Data provided »
* BEGIN *

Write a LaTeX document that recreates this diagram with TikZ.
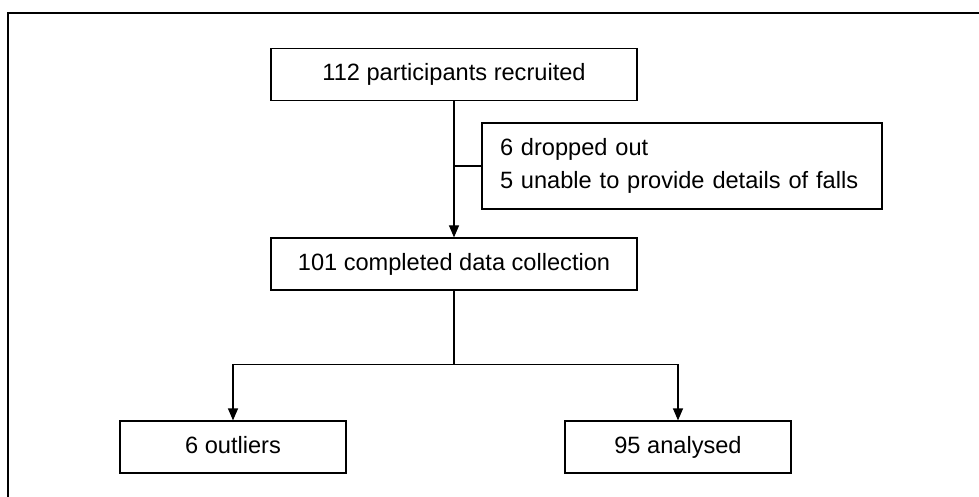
\documentclass[tikz,border=0pt]{standalone}
\usepackage{fontspec}
\setmainfont{Liberation Sans}
\usepackage{tikz}
\usetikzlibrary{arrows.meta}

\begin{document}
\begin{tikzpicture}[
    x=0.5pt, y=-0.5pt,
    box/.style={rectangle, draw, line width=0.6pt, minimum width=183pt, minimum height=26pt, text height=8.6pt, text depth=2.4pt, align=center, inner sep=0pt, font=\fontsize{11.8}{16.5}\selectfont},
    notebox/.style={rectangle, draw, line width=0.6pt, text width=182pt, inner xsep=9pt, minimum height=43pt, align=left, font=\fontsize{11.8}{16.5}\selectfont},
    endbox/.style={box, minimum width=113pt},
    arrow/.style={-{Triangle[length=6pt, width=5pt]}, line width=0.6pt},
    line/.style={line width=0.6pt}
]

% Page and frame
\clip (0,0) rectangle (979,497);
\draw[line width=0.8pt] (8,13) rectangle (1000,520);

% Recruitment and exclusions
\node[box] (recruited) at (454, 74.5) {112 participants recruited};
\node[notebox] (excluded) at (682, 166) {6 dropped out\\5 unable to provide details of falls};
\node[box] (completed) at (454, 264) {101 completed data collection};

\draw[arrow] (recruited) -- (completed);
\draw[line] (excluded.west) -- (excluded.west -| recruited.south);

% Analysis split
\node[endbox] (outliers) at (233, 447) {6 outliers};
\node[endbox] (analysed) at (678, 447) {95 analysed};

\draw[line] (completed.south) -- ++(0,74) coordinate (split);
\draw[arrow] (split) -| (outliers);
\draw[arrow] (split) -| (analysed);

\end{tikzpicture}
\end{document}
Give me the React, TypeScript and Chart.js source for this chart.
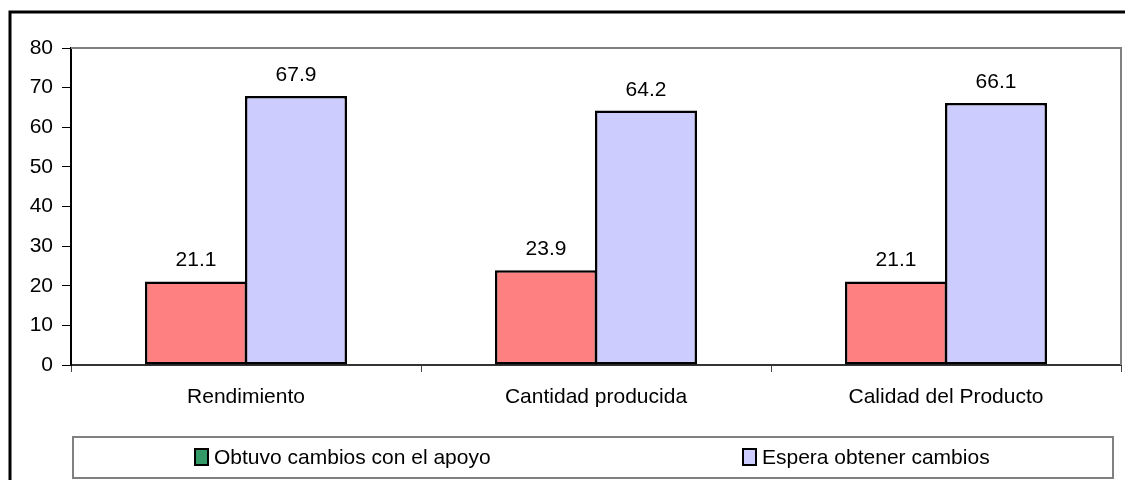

* END *

Stated problem »
Reproduce the full listing faithfully, but do not carry over any pictures.

Exercise answer »
Write a LaTeX document that recreates this diagram with TikZ.
\documentclass[tikz,border=0pt]{standalone}
\usepackage{fontspec}
\setmainfont{Liberation Sans}
\usepackage{tikz}
\usetikzlibrary{arrows.meta}

\begin{document}
\begin{tikzpicture}[
    x=0.5pt, y=-0.5pt,
    box/.style={rectangle, draw, line width=0.6pt, minimum width=183pt, minimum height=26pt, text height=8.6pt, text depth=2.4pt, align=center, inner sep=0pt, font=\fontsize{11.8}{16.5}\selectfont},
    notebox/.style={rectangle, draw, line width=0.6pt, text width=182pt, inner xsep=9pt, minimum height=43pt, align=left, font=\fontsize{11.8}{16.5}\selectfont},
    endbox/.style={box, minimum width=113pt},
    arrow/.style={-{Triangle[length=6pt, width=5pt]}, line width=0.6pt},
    line/.style={line width=0.6pt}
]

% Page and frame
\clip (0,0) rectangle (979,497);
\draw[line width=0.8pt] (8,13) rectangle (1000,520);

% Recruitment and exclusions
\node[box] (recruited) at (454, 74.5) {112 participants recruited};
\node[notebox] (excluded) at (682, 166) {6 dropped out\\5 unable to provide details of falls};
\node[box] (completed) at (454, 264) {101 completed data collection};

\draw[arrow] (recruited) -- (completed);
\draw[line] (excluded.west) -- (excluded.west -| recruited.south);

% Analysis split
\node[endbox] (outliers) at (233, 447) {6 outliers};
\node[endbox] (analysed) at (678, 447) {95 analysed};

\draw[line] (completed.south) -- ++(0,74) coordinate (split);
\draw[arrow] (split) -| (outliers);
\draw[arrow] (split) -| (analysed);

\end{tikzpicture}
\end{document}
Give me the React, TypeScript and Chart.js source for this chart.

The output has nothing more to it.